First, I needed to logon to my email to locate my bank home branch and the nearest Apple store. I was shocked and a bit indignant to find the hotel didn’t offer wireless internet for free, especially when a giant corporation like Starbucks could afford to. So I headed to the nearest coffee shop and settled in with my laptop and latte. Except the Starbucks free wireless deal only applies in North America. I pouted, then paid.

Location and map in hand, I ventured into the Sydney CBD (Central Business District), stopping off at the Apple store en route to the bank. I was told to come back the following day and line up at 6 a.m. I really wanted a phone. Today. So, not to be deterred, I asked if it would be easier to go to an actual phone service provider. Not so much.

Australia has stringent guidelines for phone contracts, and because I was a foreigner with no job, I likely wouldn’t qualify. But the guy I spoke to told me to try Telstra; they were the most expensive service provider, but they were also the best.

Slightly disheartened, my next stop was the bank at 48 Martin Place. After walking in exactly the wrong direction and retracing my steps, I finally found Martin Place. Except I went to 20 Martin Place, not 48 Martin Place. There’s a difference, I discovered, after waiting for 15 minutes for someone to help me. So off to 48 Martin Place I went.

There, a customer service rep named Alysa helped me out.

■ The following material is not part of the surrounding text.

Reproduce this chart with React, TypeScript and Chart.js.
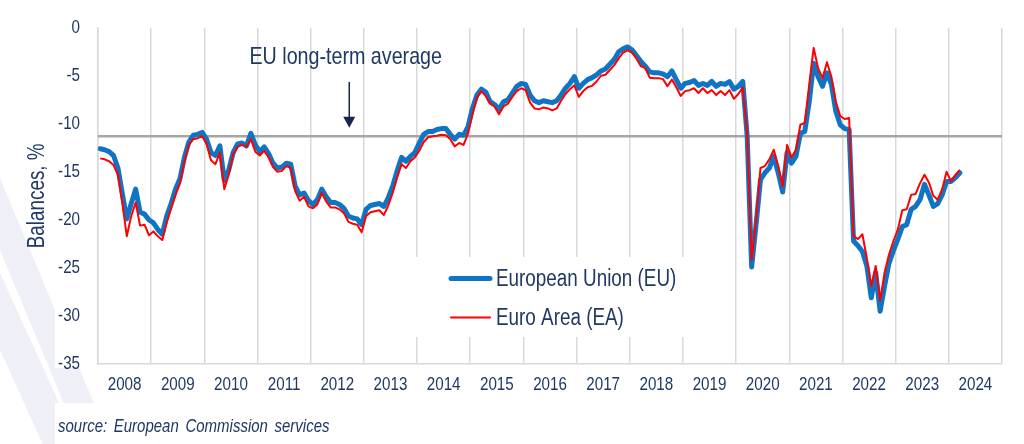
import React, { useEffect, useRef } from 'react';
import { Chart, registerables } from 'chart.js';

Chart.register(...registerables);

// ---------- data ----------
const startYear = 2008;
const yearLabels = ['2008', '2009', '2010', '2011', '2012', '2013', '2014', '2015', '2016', '2017', '2018', '2019', '2020', '2021', '2022', '2023', '2024'];

// monthly balances, Jan 2008 .. Mar 2024
const euValues = [
  -12.6, -12.7, -12.9, -13.3, -14.6, -17.3, -19.9, -18.3, -16.8, -19.2, -19.4, -20.0,
  -20.3, -21.0, -21.5, -19.6, -18.3, -16.8, -15.7, -13.5, -11.9, -11.2, -11.1, -10.9,
  -11.6, -13.0, -13.3, -12.3, -15.9, -14.8, -13.0, -12.1, -12.0, -12.3, -11.0, -12.2,
  -12.9, -12.4, -13.1, -14.1, -14.6, -14.5, -14.1, -14.2, -16.5, -17.4, -17.2, -18.0,
  -18.4, -17.9, -16.8, -17.6, -18.2, -18.2, -18.4, -18.8, -19.6, -19.8, -19.9, -20.5,
  -18.9, -18.5, -18.4, -18.3, -18.6, -17.7, -16.5, -14.9, -13.5, -13.9, -13.4, -13.0,
  -12.0, -11.1, -10.8, -10.8, -10.6, -10.5, -10.5, -11.1, -11.6, -11.1, -11.2, -10.3,
  -8.4, -7.0, -6.4, -6.7, -7.7, -8.0, -8.5, -7.7, -7.5, -6.8, -6.1, -5.8,
  -5.9, -7.0, -7.6, -7.8, -7.6, -7.7, -7.8, -7.6, -7.0, -6.3, -5.8, -5.1,
  -6.3, -5.8, -5.4, -5.2, -4.9, -4.5, -4.3, -3.8, -3.3, -2.5, -2.2, -2.0,
  -2.3, -2.9, -3.5, -4.0, -4.6, -4.7, -4.7, -4.8, -5.1, -4.5, -5.4, -6.3,
  -5.8, -5.7, -5.5, -6.0, -5.8, -6.0, -5.6, -6.1, -5.8, -5.9, -5.6, -6.4,
  -6.1, -5.6, -11.3, -24.9, -20.5, -15.8, -15.1, -14.6, -13.4, -15.1, -17.1, -13.0,
  -14.1, -13.4, -11.0, -10.8, -7.7, -3.7, -5.1, -6.1, -4.7, -5.9, -8.7, -10.1,
  -10.5, -10.6, -22.2, -22.7, -23.3, -24.8, -28.1, -25.5, -29.5, -26.9, -24.5, -23.2,
  -22.0, -20.7, -20.5, -18.9, -18.6, -17.9, -16.3, -17.4, -18.6, -18.3, -17.4, -16.0,
  -16.0, -15.6, -15.1,
];

const eaValues = [
  -13.6, -13.7, -13.9, -14.3, -15.3, -18.3, -21.7, -19.6, -18.2, -20.6, -20.5, -21.6,
  -21.2, -21.7, -22.1, -20.3, -18.8, -17.4, -16.2, -13.9, -12.2, -11.6, -11.5, -11.3,
  -12.1, -13.8, -14.2, -13.0, -16.8, -15.3, -13.2, -12.4, -12.2, -12.4, -11.6, -12.9,
  -13.3, -12.8, -13.5, -14.5, -15.0, -14.9, -14.4, -14.6, -17.0, -18.0, -17.6, -18.6,
  -18.8, -18.4, -17.2, -18.1, -18.7, -18.7, -18.9, -19.3, -20.2, -20.4, -20.5, -21.3,
  -19.6, -19.2, -19.1, -19.0, -19.5, -18.5, -17.2, -15.6, -14.2, -14.6, -13.9, -13.5,
  -12.8, -11.9, -11.4, -11.3, -11.25, -11.15, -11.2, -11.6, -12.35, -12.0, -12.2, -11.0,
  -9.0, -7.3, -6.6, -7.1, -7.9, -8.2, -9.0, -8.2, -7.9, -7.2, -6.6, -6.3,
  -6.5, -7.8, -8.4, -8.5, -8.3, -8.4, -8.6, -8.4, -7.6, -6.9, -6.4, -6.0,
  -7.2, -6.6, -6.2, -6.05, -5.6, -5.0, -4.9, -4.4, -3.9, -3.2, -2.6, -2.35,
  -2.6, -3.2, -4.0, -4.2, -5.2, -5.25, -5.25, -5.35, -6.1, -5.4, -6.2, -7.1,
  -6.6, -6.5, -6.3, -6.8, -6.3, -6.8, -6.5, -7.0, -6.6, -7.0, -6.5, -7.4,
  -6.9, -6.2, -11.1, -24.2, -20.0, -14.6, -14.4, -13.7, -12.7, -14.4, -16.5, -12.2,
  -13.5, -12.7, -10.1, -9.9, -5.9, -2.1, -4.2, -5.25, -3.6, -5.1, -7.7, -9.2,
  -9.5, -9.4, -21.7, -22.0, -21.5, -24.0, -26.9, -24.8, -28.4, -25.5, -23.6, -22.2,
  -21.0, -19.0, -18.9, -17.4, -17.3, -16.2, -15.3, -16.1, -17.5, -17.9, -16.8, -15.0,
  -16.0, -15.3, -14.8,
];

const euLongTermAverage = -11.3;
const yTicks = [0, -5, -10, -15, -20, -25, -30, -35];

const seriesNames = ['European Union (EU)', 'Euro Area (EA)'];
const yTitle = 'Balances, %';
const annotationText = 'EU long-term average';
const sourceText = 'source: European Commission services';

// month categories (index -> label)
const monthLabels = euValues.map((_, i) => `${startYear + Math.floor(i / 12)}-${String((i % 12) + 1).padStart(2, '0')}`);

// ---------- style ----------
const FAMILY = '"Liberation Sans", Arial, sans-serif';
const SQUEEZE = 0.82; // narrow typeface look
const NAVY = '#1f3864';
const BLUE = '#0f74c4';
const RED = '#ff0000';
const GRID = '#d9d9d9';

const totalMonths = yearLabels.length * 12;

function narrowText(
  ctx: CanvasRenderingContext2D,
  text: string,
  x: number,
  y: number,
  font: string,
  align: CanvasTextAlign,
  baseline: CanvasTextBaseline,
  rotate = 0,
  wordSpacing = '0px',
) {
  ctx.save();
  ctx.translate(x, y);
  if (rotate) ctx.rotate(rotate);
  ctx.scale(SQUEEZE, 1);
  ctx.font = font;
  (ctx as any).wordSpacing = wordSpacing;
  ctx.textAlign = align;
  ctx.textBaseline = baseline;
  ctx.fillStyle = NAVY;
  ctx.fillText(text, 0, 0);
  ctx.restore();
}

const decorPlugin = {
  id: 'decor',
  beforeDraw(chart: any) {
    const ctx = chart.ctx as CanvasRenderingContext2D;
    const h = chart.height;
    ctx.save();
    ctx.fillStyle = '#ffffff';
    ctx.fillRect(0, 0, chart.width, h);
    ctx.beginPath();
    ctx.rect(0, 0, 55, h);
    ctx.rect(55, 368, 42, 35);
    ctx.clip();
    ctx.fillStyle = '#efeff7';
    const band = (y0: number, slope: number, w: number) => {
      ctx.beginPath();
      ctx.moveTo(-y0 / slope, 0);
      ctx.lineTo(-y0 / slope + w, 0);
      ctx.lineTo((h - y0) / slope + w, h);
      ctx.lineTo((h - y0) / slope, h);
      ctx.closePath();
      ctx.fill();
    };
    band(250, 2.4, 30);
    band(350, 2.2, 35);
    ctx.restore();
  },
  afterDatasetsDraw(chart: any) {
    const ctx = chart.ctx as CanvasRenderingContext2D;
    const xs = chart.scales.x;
    const ys = chart.scales.y;
    const area = chart.chartArea;
    ctx.save();
    // tick labels
    yTicks.forEach((v) => {
      narrowText(ctx, String(v), area.left - 18, ys.getPixelForValue(v), `18.5px ${FAMILY}`, 'right', 'middle');
    });
    yearLabels.forEach((lab, i) => {
      narrowText(ctx, lab, xs.getPixelForValue(i * 12 + 6), area.bottom + 20.5, `18.5px ${FAMILY}`, 'center', 'middle');
    });
    // axis title
    narrowText(ctx, yTitle, 38, (area.top + area.bottom) / 2, `23px ${FAMILY}`, 'center', 'middle', -Math.PI / 2);

    // legend box
    ctx.fillStyle = '#ffffff';
    ctx.fillRect(405, 257, 285, 80);
    const ds = chart.data.datasets;
    const rows = [
      { y: 278.5, color: ds[0].borderColor, width: ds[0].borderWidth, text: ds[0].label },
      { y: 317.5, color: ds[1].borderColor, width: ds[1].borderWidth, text: ds[1].label },
    ];
    rows.forEach((r) => {
      ctx.strokeStyle = r.color;
      ctx.lineWidth = r.width;
      ctx.lineCap = 'round';
      ctx.beginPath();
      ctx.moveTo(451, r.y);
      ctx.lineTo(490, r.y);
      ctx.stroke();
      narrowText(ctx, r.text, 496, r.y + 1, `23px ${FAMILY}`, 'left', 'middle');
    });
    // annotation
    narrowText(ctx, annotationText, xs.getPixelForValue(55.9), 64, `24px ${FAMILY}`, 'center', 'alphabetic');
    const ax = xs.getPixelForValue(56.7);
    const y1 = ys.getPixelForValue(-5.7);
    const y2 = ys.getPixelForValue(-10.4);
    ctx.strokeStyle = '#17254f';
    ctx.fillStyle = '#17254f';
    ctx.lineWidth = 1.5;
    ctx.beginPath();
    ctx.moveTo(ax, y1);
    ctx.lineTo(ax, y2 - 8);
    ctx.stroke();
    ctx.beginPath();
    ctx.moveTo(ax - 6, y2 - 11);
    ctx.lineTo(ax + 6, y2 - 11);
    ctx.lineTo(ax, y2);
    ctx.closePath();
    ctx.fill();
    ctx.restore();
  },
  afterDraw(chart: any) {
    const ctx = chart.ctx as CanvasRenderingContext2D;
    ctx.save();
    ctx.fillStyle = '#ffffff';
    ctx.fillRect(55, 403, chart.width - 55, chart.height - 403);
    ctx.restore();
    narrowText(ctx, sourceText, 58, 431.5, `italic 18.3px ${FAMILY}`, 'left', 'alphabetic', 0, '3px');
  },
};

export default function App() {
  const ref = useRef<HTMLCanvasElement | null>(null);

  useEffect(() => {
    if (!ref.current) return;
    const euPoints = euValues.map((v, i) => ({ x: i + 0.5, y: v, label: monthLabels[i] }));
    const eaPoints = eaValues.map((v, i) => ({ x: i + 0.5, y: v, label: monthLabels[i] }));
    const avgPoints = [
      { x: 0, y: euLongTermAverage },
      { x: totalMonths, y: euLongTermAverage },
    ];
    const chart = new Chart(ref.current, {
      type: 'line',
      data: {
        datasets: [
          {
            label: seriesNames[0],
            data: euPoints,
            borderColor: BLUE,
            borderWidth: 5,
            borderJoinStyle: 'round',
            borderCapStyle: 'round',
            pointRadius: 0,
            order: 1,
          },
          {
            label: seriesNames[1],
            data: eaPoints,
            borderColor: RED,
            borderWidth: 2,
            borderJoinStyle: 'round',
            pointRadius: 0,
            order: 0,
          },
          {
            label: 'avg',
            data: avgPoints,
            borderColor: '#a6a6a6',
            borderWidth: 2.5,
            pointRadius: 0,
            order: 2,
          },
        ],
      } as any,
      plugins: [decorPlugin],
      options: {
        animation: false,
        responsive: false,
        maintainAspectRatio: false,
        parsing: false,
        layout: { padding: { left: 0, right: 22, top: 27.7, bottom: 0 } },
        plugins: { legend: { display: false }, tooltip: { enabled: false } },
        elements: { line: { tension: 0 }, point: { radius: 0 } },
        scales: {
          x: {
            type: 'linear',
            min: 0,
            max: totalMonths,
            afterBuildTicks: (axis: any) => {
              const t = [];
              for (let v = 0; v <= totalMonths; v += 12) t.push({ value: v });
              axis.ticks = t;
            },
            afterFit: (axis: any) => {
              axis.height = 80;
            },
            ticks: { display: false, autoSkip: false, maxRotation: 0 },
            grid: { drawTicks: false, lineWidth: 1.5, color: GRID },
            border: { display: true, color: GRID, width: 1.5 },
          },
          y: {
            type: 'linear',
            min: -35,
            max: 0,
            afterBuildTicks: (axis: any) => {
              axis.ticks = yTicks.map((v) => ({ value: v }));
            },
            afterFit: (axis: any) => {
              axis.width = 98;
            },
            ticks: { display: false },
            grid: { display: false, drawTicks: false },
            border: { display: true, color: GRID, width: 1.5 },
          },
        },
      } as any,
    });
    return () => chart.destroy();
  }, []);

  return (
    <div style={{ position: 'absolute', left: 0, top: 0, width: 1024, height: 444, background: '#fff' }}>
      <canvas ref={ref} width={1024} height={444} style={{ width: 1024, height: 444, display: 'block' }} />
    </div>
  );
}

Although I only needed to show two pieces of ID to activate my account, it took forever. First she had to photocopy my documents, then she had to track down my card, then she had to call the contact centre to set up my password, and then she had to have a supervisor provide clearance for something or other. Sound familiar, anyone? And no luck getting an Australian credit card without a job. It didn’t matter that I had an excellent credit rating back home or money in my Canadian accounts. Who you are in your old country doesn’t matter.

After the bank, I stopped in at Telstra, hoping and praying things would go my way. An hour later, I walked away with a 12 month contract and an iPhone 3GS. I don’t know what I was more excited for, getting the phone or actually being able to qualify for one. The guy at the Apple store wasn’t kidding though – I had to jump through a lot of hoops to qualify, and I barely passed the credit check.

Exhausted and famished, I set out to the nearest pub for a pint and a meal. The thing about pubs and restaurants in Australia is that you don’t get served. Period. I had to go up to the bar to ask for a menu, and then to order. And then they sent me to the kitchen on the second floor to retrieve my food. The food was good; the pint was better.